The U.S. Commission on Civil Rights urged the Trump administration on Tuesday to offer schools guidance on complying with federal nondiscrimination laws following a review that found students of color with disabilities are disciplined more harshly than their peers.
The administration rescinded Obama-era school discipline guidance in December, saying states and local districts should decide how to respond to bad behavior.
"Discrimination based on race and disability in school discipline practices has plagued education across the United States for decades and can wreak significant harm on students and school communities," said Catherine Lhamon, chairwoman of the commission, which also recommended more government funding for training and the hiring of school counselors.
The commission said zero-tolerance policies and school-level factors like a principal's perspective are often behind the disparities, not more bad behavior by any one group. Many schools, especially in low-income and urban communities, rely on policies that have students of color with disabilities removed from classrooms for even minor infractions, the report said, making it harder for them to graduate and avoid the so-called school-to-prison pipeline.
Students with disabilities are about twice as likely to be suspended as those without disabilities, and black, Latino and Native American students receive harsher and longer punishments than their white peers for similar offenses, the report said.
"While some schools and districts have made important progress, more work still needs to be done to ensure that all public school students are guaranteed equal protection of their right to an education," the commission said.
It urged the Education Department's Office of Civil Rights to rigorously enforce civil rights laws.
Rescinding the 2014 school discipline guidance was among the recommendations of a school safety commission formed by President Donald Trump in response to the Feb. 14, 2018, school shooting in Parkland, Florida, that killed 17 students and staff members.
Critics of the guidance said it left schools afraid to take action against potentially dangerous students. Lhamon was assistant secretary for civil rights at the Education Department when the guidance was drafted.
"The previous administration's discipline guidance often led to school environments where discipline decisions were based on a student's race and where quotas became more important than the safety of students and teachers," Education Department spokeswoman Liz Hill said in a statement.
She said Education Secretary Betsy DeVos has been encouraging local school leaders to "implement discipline reforms that they believe will foster improved outcomes for their students."
"Whether the commission acknowledges it or not, OCR has addressed discipline complaints more effectively over the last two years than over the preceding six," she said.
The commission recommended the Department of Justice share with schools ways to implement reforms that reward positive behavior and bring students together to resolve conflicts, a process known as restorative justice.

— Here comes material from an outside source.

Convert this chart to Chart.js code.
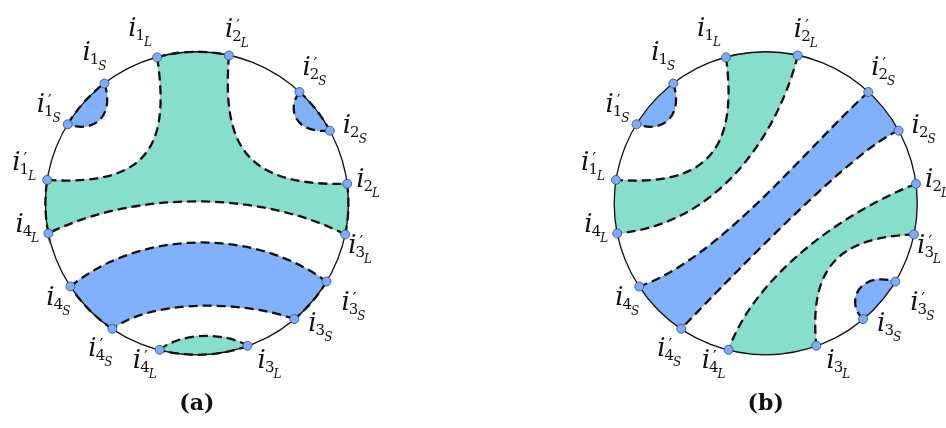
<!DOCTYPE html>
<html>
<head>
<meta charset="utf-8">
<script src="https://cdn.jsdelivr.net/npm/chart.js@4.4.1/dist/chart.umd.min.js"></script>
<style>
  body { margin: 0; background: #fff; }
  .row { display: flex; width: 946px; height: 428px; }
  .panel { width: 473px; height: 428px; }
</style>
</head>
<body>
<div class="row">
  <div class="panel"><canvas id="chart-a" width="473" height="428"></canvas></div>
  <div class="panel"><canvas id="chart-b" width="473" height="428"></canvas></div>
</div>
<script>
// circle radius in data units, both panels use the same marked points
const R = 155;
const pointNames  = ["i1L", "i'2L", "i1S", "i'1S", "i'1L", "i'2S", "i2S", "i2L",
                     "i4L", "i'3L", "i4S", "i'3S", "i'4S", "i3S", "i'4L", "i3L"];
const pointAngles = [105.2, 77.8, 127.6, 148.5, 171.1, 47.4, 28.7, 7.4,
                     191.5, -11.9, 213.4, -31.2, 236.1, -50, 255.8, -70.5];

// dashed curves: [from, to, c1x, c1y, c2x, c2y] (cubic control points, data units)
const curvesA = [
  ["i1S", "i'1S", -84, 91, -104, 71],
  ["i'2S", "i2S", 92, 98, 99, 71],
  ["i'2L", "i2L", 26, 63, 46, 17],
  ["i'3L", "i4L", 64, 13, -64, 13],
  ["i'1L", "i1L", -46, 17, -28, 63],
  ["i4S", "i'3S", -56, -26, 59, -26],
  ["i3S", "i'4S", 44, -99, -46, -99],
  ["i'4L", "i3L", -16, -132, 29, -132]
];
const curvesB = [
  ["i1S", "i'1S", -84, 91, -104, 71],
  ["i1L", "i'1L", -27, 48, -67, 18],
  ["i'2L", "i4L", 13, 73, -47, -22],
  ["i'2S", "i4S", 43, 58, -47, -57],
  ["i2S", "i'4S", 93, 58, -27, -67],
  ["i2L", "i'4L", 73, -12, -12, -77],
  ["i'3L", "i3L", 68, -35, 45, -72],
  ["i3S", "i'3S", 81, -102, 95, -69]
];

// shaded regions: corner points in order, edges alternate arc / curve
const regionsA = [
  { kind: "S", start: "arc",   path: ["i'1S", "i1S"] },
  { kind: "S", start: "arc",   path: ["i'2S", "i2S"] },
  { kind: "L", start: "arc",   path: ["i1L", "i'2L", "i2L", "i'3L", "i4L", "i'1L"] },
  { kind: "S", start: "curve", path: ["i4S", "i'3S", "i3S", "i'4S"] },
  { kind: "L", start: "curve", path: ["i'4L", "i3L"] }
];
const regionsB = [
  { kind: "S", start: "arc", path: ["i'1S", "i1S"] },
  { kind: "L", start: "arc", path: ["i1L", "i'2L", "i4L", "i'1L"] },
  { kind: "S", start: "arc", path: ["i'2S", "i2S", "i'4S", "i4S"] },
  { kind: "L", start: "arc", path: ["i2L", "i'3L", "i3L", "i'4L"] },
  { kind: "S", start: "arc", path: ["i'3S", "i3S"] }
];

// label placement (pixel offset of label centre from its point)
const labelOffsets = [[-17, -24], [8, -22], [-10, -27], [-19, -15], [-23, -13], [15, -20], [25, -1], [21, 0],
                      [-21, -4], [15, 16], [-12, 16], [27, 25], [-12, 24], [26, 9], [-15, 15], [22, 19]];

const fills = { L: "#87dfcb", S: "#80b1fa" };

const rad = d => d * Math.PI / 180;
const pointData = pointAngles.map(a => ({ x: R * Math.cos(rad(a)), y: R * Math.sin(rad(a)) }));

function drawLabel(ctx, name, ax, ay) {
  const prime = name.includes("'");
  const digit = name.replace(/[^0-9]/g, "");
  const kind = name.slice(-1);
  const fI = "italic 26px 'DejaVu Serif', serif";
  const fD = "15px 'DejaVu Serif', serif";
  const fK = "italic 12px 'DejaVu Serif', serif";
  ctx.font = fI; const wi = ctx.measureText("i").width;
  ctx.font = fD; const wd = ctx.measureText(digit).width;
  ctx.font = fK; const wk = ctx.measureText(kind).width;
  let x = ax - (wi + wd + wk - 2) / 2;
  const base = ay + 3;
  ctx.fillStyle = "#111";
  ctx.textAlign = "left";
  ctx.textBaseline = "alphabetic";
  ctx.font = fI; ctx.fillText("i", x, base);
  x += wi - 1;
  if (prime) {
    ctx.font = "16px 'DejaVu Sans', sans-serif";
    ctx.fillText("\u2032", x + 4, base - 6);
  }
  ctx.font = fD; ctx.fillText(digit, x, base + 4);
  x += wd - 1;
  ctx.font = fK; ctx.fillText(kind, x, base + 10);
}

function diagramPlugin(curves, regions, dashArcs, caption) {
  return {
    id: "diagram",
    beforeDatasetsDraw(chart) {
      const ctx = chart.ctx, xs = chart.scales.x, ys = chart.scales.y;
      const px = (x, y) => [xs.getPixelForValue(x), ys.getPixelForValue(y)];
      const [cx, cy] = px(0, 0);
      const rPx = xs.getPixelForValue(R) - cx;
      const angOf = n => pointAngles[pointNames.indexOf(n)];
      const posOf = n => { const p = pointData[pointNames.indexOf(n)]; return px(p.x, p.y); };

      const findCurve = (a, b) => {
        for (const c of curves) {
          if (c[0] === a && c[1] === b) return [c[2], c[3], c[4], c[5]];
          if (c[0] === b && c[1] === a) return [c[4], c[5], c[2], c[3]];
        }
        return null;
      };
      const arcSeg = (a, b) => {
        const a1 = angOf(a), a2 = angOf(b);
        let d = a2 - a1;
        while (d > 180) d -= 360;
        while (d <= -180) d += 360;
        ctx.arc(cx, cy, rPx, -rad(a1), -rad(a1 + d), d > 0);
      };
      const curveSeg = (a, b) => {
        const c = findCurve(a, b);
        const p1 = px(c[0], c[1]), p2 = px(c[2], c[3]), e = posOf(b);
        ctx.bezierCurveTo(p1[0], p1[1], p2[0], p2[1], e[0], e[1]);
      };

      ctx.save();
      // fills
      regions.forEach(reg => {
        const n = reg.path.length;
        ctx.beginPath();
        ctx.moveTo(...posOf(reg.path[0]));
        for (let k = 0; k < n; k++) {
          const a = reg.path[k], b = reg.path[(k + 1) % n];
          const isArc = (k % 2 === 0) === (reg.start === "arc");
          if (isArc) arcSeg(a, b); else curveSeg(a, b);
        }
        ctx.closePath();
        ctx.fillStyle = fills[reg.kind];
        ctx.fill();
        ctx.strokeStyle = "rgba(120,120,120,0.55)";
        ctx.lineWidth = 0.8;
        ctx.stroke();
      });

      // circle outline
      ctx.beginPath();
      ctx.arc(cx, cy, rPx, 0, Math.PI * 2);
      ctx.strokeStyle = "#111";
      ctx.lineWidth = 1.3;
      ctx.stroke();

      // dashed boundaries
      ctx.setLineDash([9, 5]);
      ctx.lineWidth = 2.3;
      ctx.strokeStyle = "#111";
      curves.forEach(c => {
        ctx.beginPath();
        ctx.moveTo(...posOf(c[0]));
        curveSeg(c[0], c[1]);
        ctx.stroke();
      });
      if (dashArcs) {
        regions.forEach(reg => {
          const n = reg.path.length;
          for (let k = 0; k < n; k++) {
            const isArc = (k % 2 === 0) === (reg.start === "arc");
            if (!isArc) continue;
            const a = reg.path[k], b = reg.path[(k + 1) % n];
            ctx.beginPath();
            ctx.moveTo(...posOf(a));
            arcSeg(a, b);
            ctx.stroke();
          }
        });
      }
      ctx.restore();
    },
    afterDraw(chart) {
      const ctx = chart.ctx, xs = chart.scales.x, ys = chart.scales.y;
      ctx.save();
      pointData.forEach((p, i) => {
        const x = xs.getPixelForValue(p.x) + labelOffsets[i][0];
        const y = ys.getPixelForValue(p.y) + labelOffsets[i][1];
        drawLabel(ctx, pointNames[i], x, y);
      });
      ctx.font = "bold 22px 'DejaVu Serif', serif";
      ctx.textAlign = "center";
      ctx.textBaseline = "middle";
      ctx.fillStyle = "#111";
      ctx.fillText(caption, xs.getPixelForValue(0), ys.getPixelForValue(-206));
      ctx.restore();
    }
  };
}

function makeChart(id, xMin, curves, regions, dashArcs, caption) {
  return new Chart(document.getElementById(id), {
    type: "scatter",
    data: {
      datasets: [{
        data: pointData,
        pointRadius: 4.5,
        pointBackgroundColor: "#7eabf3",
        pointBorderColor: "#2f4f7f",
        pointBorderWidth: 0.8,
        showLine: false
      }]
    },
    options: {
      responsive: false,
      animation: false,
      devicePixelRatio: 1,
      layout: { padding: 0 },
      plugins: { legend: { display: false }, tooltip: { enabled: false } },
      scales: {
        x: { type: "linear", min: xMin, max: xMin + 473, display: false },
        y: { type: "linear", min: -225, max: 203, display: false }
      }
    },
    plugins: [diagramPlugin(curves, regions, dashArcs, caption)]
  });
}

makeChart("chart-a", -196, curvesA, regionsA, true, "(a)");
makeChart("chart-b", -294, curvesB, regionsB, false, "(b)");
</script>
</body>
</html>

It also advised against having school resource officers or other law enforcement personnel get involved in noncriminal situations because their actions "carry the risk of not furthering education as a primary goal."
More than 1.6 million students attended a school with a sworn law enforcement officer but not a school counselor in 2015-16, the report said, and Latino, Asian and black students were more likely than white students to attend such a school.
The report was endorsed by a six-member majority of commissioners, with two dissenting.